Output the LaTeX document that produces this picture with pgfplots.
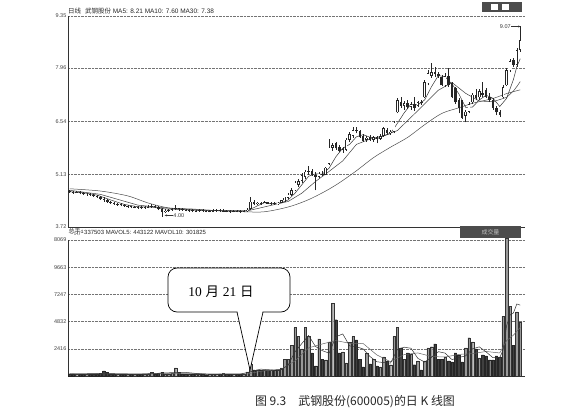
\documentclass[border=0pt]{standalone}
\usepackage{pgfplots}
\pgfplotsset{compat=1.18}
\usepackage{pgfplotstable}
\usepackage{fontspec}
\setmainfont{Liberation Sans}
\newfontfamily\cjk{Noto Sans CJK SC}
\newfontfamily\sernum{Liberation Serif}
\usetikzlibrary{arrows.meta}

\pgfplotstableread{
i o h l c v
0 4.69 4.72 4.63 4.66 200
1 4.66 4.69 4.61 4.64 180
2 4.62 4.68 4.60 4.65 150
3 4.65 4.67 4.59 4.62 160
4 4.62 4.65 4.57 4.60 140
5 4.58 4.64 4.56 4.61 170
6 4.61 4.63 4.55 4.58 150
7 4.58 4.60 4.52 4.55 160
8 4.55 4.58 4.49 4.52 200
9 4.52 4.54 4.45 4.48 250
10 4.48 4.52 4.40 4.45 450
11 4.45 4.47 4.37 4.40 300
12 4.40 4.42 4.33 4.36 200
13 4.36 4.39 4.31 4.34 180
14 4.31 4.36 4.29 4.33 150
15 4.33 4.35 4.27 4.30 160
16 4.30 4.33 4.25 4.28 140
17 4.25 4.30 4.23 4.27 150
18 4.27 4.29 4.22 4.25 130
19 4.24 4.29 4.22 4.26 140
20 4.26 4.28 4.21 4.24 160
21 4.25 4.27 4.20 4.23 150
22 4.23 4.28 4.21 4.25 140
23 4.24 4.30 4.22 4.26 200
24 4.26 4.33 4.24 4.28 300
25 4.28 4.30 4.22 4.25 180
26 4.25 4.27 4.17 4.20 250
27 4.20 4.22 4.00 4.12 320
28 4.12 4.19 4.09 4.16 200
29 4.16 4.21 4.13 4.18 180
30 4.18 4.24 4.15 4.20 250
31 4.20 4.30 4.17 4.22 720
32 4.22 4.24 4.16 4.19 300
33 4.20 4.22 4.15 4.18 200
34 4.18 4.20 4.14 4.16 150
35 4.15 4.19 4.13 4.17 140
36 4.17 4.19 4.12 4.15 130
37 4.14 4.18 4.12 4.16 150
38 4.15 4.20 4.13 4.17 140
39 4.17 4.19 4.12 4.15 130
40 4.16 4.18 4.11 4.14 120
41 4.13 4.18 4.11 4.15 140
42 4.14 4.19 4.12 4.16 150
43 4.15 4.20 4.13 4.17 130
44 4.17 4.20 4.12 4.15 200
45 4.14 4.20 4.12 4.16 240
46 4.16 4.18 4.11 4.14 150
47 4.15 4.17 4.10 4.13 130
48 4.13 4.18 4.11 4.15 140
49 4.16 4.18 4.11 4.14 150
50 4.15 4.17 4.10 4.13 160
51 4.13 4.18 4.11 4.15 200
52 4.15 4.22 4.13 4.18 360
53 4.20 4.52 4.18 4.40 1070
54 4.40 4.44 4.30 4.33 540
55 4.33 4.40 4.30 4.37 560
56 4.37 4.40 4.32 4.35 520
57 4.35 4.42 4.33 4.38 540
58 4.38 4.40 4.33 4.34 500
59 4.34 4.39 4.31 4.36 540
60 4.36 4.40 4.32 4.33 520
61 4.33 4.38 4.31 4.37 560
62 4.37 4.45 4.35 4.43 720
63 4.43 4.52 4.40 4.50 1500
64 4.50 4.62 4.47 4.58 1500
65 4.58 4.75 4.55 4.70 2700
66 4.70 4.95 4.68 4.90 4300
67 4.85 5.00 4.80 4.95 3500
68 4.95 5.15 4.90 5.10 2400
69 5.05 5.25 5.00 5.20 4300
70 5.20 5.35 5.12 5.22 3500
71 5.22 5.28 5.08 5.12 2050
72 5.12 5.20 4.70 5.05 900
73 5.05 5.18 5.02 5.14 3300
74 5.14 5.22 5.08 5.12 1500
75 5.12 5.32 5.10 5.30 1430
76 5.40 6.08 5.38 5.84 3040
77 5.84 5.95 5.75 5.90 6450
78 5.95 6.00 5.78 5.82 5000
79 5.85 5.92 5.72 5.75 2050
80 5.75 5.85 5.70 5.80 2150
81 5.78 6.10 5.75 6.05 1160
82 6.05 6.25 6.00 6.20 3000
83 6.15 6.38 6.10 6.30 3500
84 6.30 6.40 6.22 6.28 3200
85 6.28 6.32 6.10 6.12 1500
86 6.15 6.20 6.00 6.02 800
87 6.05 6.15 6.00 6.10 2050
88 6.12 6.18 6.02 6.05 1070
89 6.05 6.15 6.00 6.12 1500
90 6.12 6.15 5.95 6.08 900
91 6.08 6.20 6.05 6.15 800
92 6.15 6.38 6.12 6.35 1700
93 6.30 6.35 6.18 6.22 1340
94 6.22 6.30 6.18 6.26 1000
95 6.26 6.55 6.22 6.50 3500
96 6.78 7.15 6.75 7.10 4300
97 7.05 7.20 6.90 6.95 2500
98 6.95 7.08 6.85 7.02 1500
99 7.02 7.10 6.88 6.92 2050
100 6.92 7.05 6.85 7.00 1960
101 7.00 7.18 6.82 6.90 1000
102 6.95 7.08 6.92 7.05 1340
103 7.05 7.12 6.98 7.02 540
104 7.18 7.65 7.15 7.58 1340
105 7.55 7.90 7.50 7.82 2500
106 7.75 8.09 7.70 7.85 2600
107 7.85 7.98 7.72 7.80 2860
108 7.80 7.85 7.70 7.75 1500
109 7.72 7.78 7.48 7.50 1500
110 7.50 7.82 7.45 7.75 1700
111 7.75 7.95 7.45 7.50 1340
112 7.55 7.60 7.15 7.18 1250
113 7.42 7.45 7.00 7.05 2050
114 7.10 7.15 6.75 6.90 1880
115 7.10 7.12 6.60 6.64 1250
116 6.68 6.85 6.51 6.80 2500
117 6.80 7.05 6.75 7.00 3400
118 7.05 7.30 7.00 7.25 3040
119 7.25 7.40 7.10 7.15 2400
120 7.18 7.40 7.12 7.35 1600
121 7.30 7.58 7.20 7.25 1880
122 7.37 7.42 7.15 7.18 1790
123 7.20 7.30 7.05 7.10 1430
124 7.10 7.15 6.85 6.90 1430
125 6.90 6.95 6.70 6.78 1790
126 6.80 6.85 6.65 6.72 1700
127 7.18 7.50 7.15 7.45 5300
128 7.50 7.95 7.48 7.90 12250
129 7.90 8.20 7.85 8.15 6200
130 8.17 8.22 7.98 8.05 2700
131 8.05 8.50 8.00 8.44 5700
132 8.44 9.07 8.40 8.71 4800
}\kdata

\pgfplotstableread{
i m
0 4.66
4 4.634
8 4.572
12 4.442
16 4.322
20 4.26
24 4.252
28 4.202
32 4.19
36 4.17
40 4.154
44 4.154
48 4.146
52 4.15
53 4.20
54 4.238
55 4.286
56 4.326
57 4.366
58 4.354
60 4.352
62 4.366
64 4.442
66 4.622
68 4.846
70 5.074
72 5.138
74 5.13
76 5.29
78 5.596
80 5.822
82 5.924
84 6.126
86 6.184
88 6.114
90 6.074
92 6.15
94 6.212
96 6.486
98 6.766
100 6.998
102 6.978
104 7.11
106 7.464
108 7.76
110 7.73
112 7.536
114 7.276
116 6.914
118 6.918
120 7.11
122 7.236
124 7.156
126 6.936
128 7.15
130 7.654
131 7.998
132 8.21
}\mafive

\pgfplotstableread{
i m
0 4.70
9 4.591
20 4.303
30 4.213
40 4.169
52 4.15
56 4.233
60 4.319
64 4.401
68 4.622
72 4.932
76 5.204
80 5.484
84 5.924
88 6.067
92 6.157
96 6.293
100 6.647
104 7.004
108 7.369
112 7.575
116 7.287
120 7.082
124 7.062
128 7.178
130 7.348
131 7.467
132 7.60
}\maten

\pgfplotstableread{
i m
0 4.74
9 4.68
17 4.55
23 4.36
29 4.23
36 4.20
42 4.16
50 4.13
56 4.12
60 4.17
65 4.28
70 4.45
75 4.68
79 4.90
84 5.22
89 5.57
94 5.85
99 6.11
104 6.45
109 6.75
114 6.90
118 7.02
124 7.15
128 7.28
132 7.38
}\mathirty

\pgfplotstableread{
i m
0 180
10 220
20 160
30 300
34 320
40 140
50 170
53 380
56 610
60 524
62 568
64 960
66 2144
68 2880
70 3600
72 2630
74 2250
76 2034
78 3484
80 3738
82 2672
84 2602
86 2400
88 1724
90 1264
92 1194
94 1148
96 2368
98 2560
100 2462
102 1570
104 1236
106 1664
108 2160
110 2032
112 1458
114 1644
116 1786
118 2414
120 2588
122 2142
124 1626
126 1628
127 2330
128 4460
129 5414
130 5596
131 6396
132 6296
}\mavfive

\pgfplotstableread{
i m
0 190
10 200
20 180
30 230
40 200
52 180
56 420
62 607
66 1338
70 2498
74 2845
78 3147
82 2908
86 2881
90 1868
94 1266
98 1904
102 2049
106 1733
110 1688
114 1918
118 1991
122 2179
126 2046
128 3140
130 3630
132 4313
}\mavten

\begin{document}
\begin{tikzpicture}[x=1bp,y=1bp]
\useasboundingbox (0,0) rectangle (567,414);

% ---------------- price panel ----------------
\begin{axis}[
  at={(68bp,187bp)}, anchor=south west,
  scale only axis, width=457bp, height=211bp,
  xmin=-0.5, xmax=133.4, ymin=3.72, ymax=9.35,
  axis lines*=left, axis line style={-, black!80, line width=0.6bp},
  xtick=\empty,
  ytick={3.72,5.13,6.54,7.96,9.35},
  yticklabels={3.72,5.13,6.54,7.96,9.35},
  ymajorgrids, grid style={densely dotted, black!55, line width=0.5bp},
  major tick length=0pt,
  yticklabel style={font=\fontsize{5.5}{6}\selectfont, text=black!75, inner sep=1.5bp},
]
\addplot[black!70, line width=0.5bp, smooth] table[x=i,y=m]{\mathirty};
\addplot[black!75, line width=0.5bp] table[x=i,y=m]{\maten};
\addplot[black!80, line width=0.5bp] table[x=i,y=m]{\mafive};
% wicks
\addplot[draw=none, mark=none, error bars/.cd, y dir=plus, y explicit, error mark=none,
  error bar style={solid, line width=0.45bp, draw=black!85}]
  table[x=i, y=l, y error expr=\thisrow{h}-\thisrow{l}] {\kdata};
% bodies
\addplot[draw=none, mark=none, error bars/.cd, y dir=plus, y explicit, error mark=none,
  error bar style={solid, line width=2.5bp, draw=black!85}]
  table[x=i, y expr={min(\thisrow{o},\thisrow{c})}, y error expr={abs(\thisrow{c}-\thisrow{o})}] {\kdata};
% hollow up candles
\addplot[draw=none, mark=none, restrict expr to domain={\thisrow{c}-\thisrow{o}}{0.03:100},
  error bars/.cd, y dir=plus, y explicit, error mark=none,
  error bar style={solid, line width=1.3bp, draw=white}]
  table[x=i, y expr={\thisrow{o}+0.018}, y error expr={\thisrow{c}-\thisrow{o}-0.036}] {\kdata};
% annotations
\draw[black!80, line width=0.4bp, -{Stealth[length=2.5bp,width=2bp]}] (axis cs:30.2,4.03) -- (axis cs:27.8,4.03);
\node[anchor=west, inner sep=0.5bp, font=\fontsize{5.5}{6}\selectfont, text=black!80] at (axis cs:30.2,4.03) {4.00};
\draw[black!80, line width=0.4bp, -{Stealth[length=2.5bp,width=2bp]}] (axis cs:129.4,9.07) -- (axis cs:132.1,9.07);
\node[anchor=east, inner sep=0.5bp, font=\fontsize{5.5}{6}\selectfont, text=black!80] at (axis cs:129.4,9.07) {9.07};
\end{axis}

% ---------------- volume panel ----------------
\begin{axis}[
  at={(68bp,38bp)}, anchor=south west,
  scale only axis, width=457bp, height=136bp,
  xmin=-0.5, xmax=133.4, ymin=0, ymax=12079,
  axis lines*=left, axis line style={-, black!80, line width=0.6bp},
  xtick=\empty,
  ytick={2416,4832,7247,9663,12079},
  yticklabels={2416,4832,7247,9663,8069},
  ymajorgrids, grid style={densely dotted, black!55, line width=0.5bp},
  major tick length=0pt,
  yticklabel style={font=\fontsize{5.5}{6}\selectfont, text=black!75, inner sep=1.5bp},
  clip=false,
]
\addplot[ybar, bar shift=0pt, bar width=2.4bp, fill=black!40, draw=black!80, line width=0.3bp,
  restrict expr to domain={\thisrow{c}-\thisrow{o}}{0.001:100}]
  table[x=i,y=v]{\kdata};
\addplot[ybar, bar shift=0pt, bar width=2.4bp, fill=black!75, draw=black!85, line width=0.3bp,
  restrict expr to domain={\thisrow{c}-\thisrow{o}}{-100:0}]
  table[x=i,y=v]{\kdata};
\addplot[black!60, line width=0.5bp] table[x=i,y=m]{\mavten};
\addplot[black!80, line width=0.5bp] table[x=i,y=m]{\mavfive};
\end{axis}

% ---------------- headers ----------------
\node[anchor=west, inner sep=0pt, font=\fontsize{6.5}{7}\selectfont, text=black!85] at (68,403)
  {{\cjk 日线}\hspace{4bp}{\cjk 武钢股份} MA5: 8.21 MA10: 7.60 MA30: 7.38};
\fill[black!70] (482,402) rectangle (522,412);
\fill[white] (491,404) rectangle (498,410);
\fill[white] (502,404) rectangle (509,410);
\node[anchor=west, inner sep=0pt, font=\fontsize{6}{7}\selectfont, text=black!85] at (68.5,182.5)
  {\cjk 总手:};
\node[anchor=west, inner sep=0pt, font=\fontsize{6}{7}\selectfont, text=black!85] at (84,182)
  {337503 MAVOL5: 443122 MAVOL10: 301825};
\fill[black!70] (460,176) rectangle (521,188);
\node[font=\fontsize{6}{7}\selectfont\cjk, text=black!25] at (490.5,182) {成交量};

% ---------------- callout ----------------
\draw[fill=white, line width=0.7bp, rounded corners=9bp] (168,102) rectangle (290,146);
\fill[white] (237.3,103) -- (250,44) -- (262.7,103) -- cycle;
\draw[line width=0.7bp, line join=miter] (237,102) -- (250,44) -- (263,102);
\node[font=\fontsize{13.5}{14}\selectfont] at (221,122) {{\sernum 10} {\cjk 月} {\sernum 21} {\cjk 日}};

% ---------------- caption ----------------
\node[font=\fontsize{12}{13}\selectfont\cjk, text=black!85] at (355,12) {图 9.3\hspace{12bp}武钢股份(600005)的日 K 线图};
\end{tikzpicture}
\end{document}
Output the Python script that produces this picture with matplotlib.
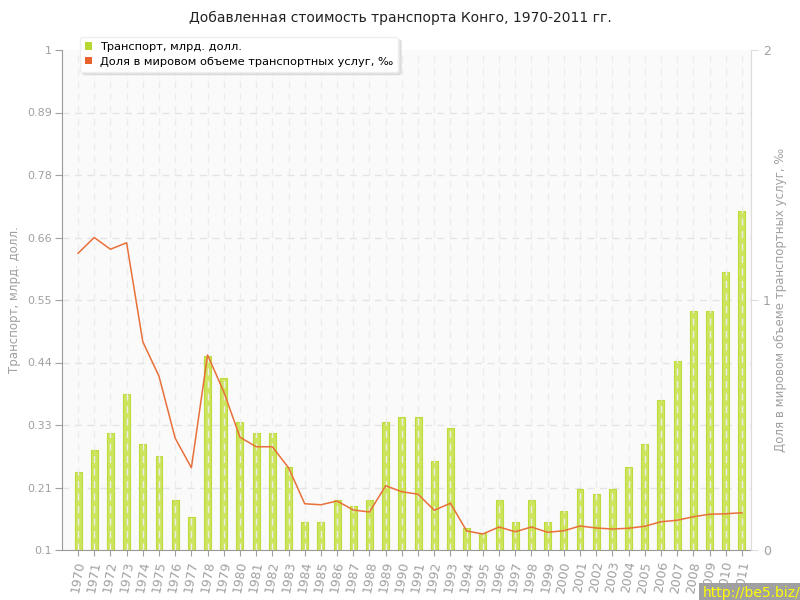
━━━━━━━━━━━━━━━━
*Task directions:* Report only a number: how many lines in the material above contain the string "Output".

*Final result:* 2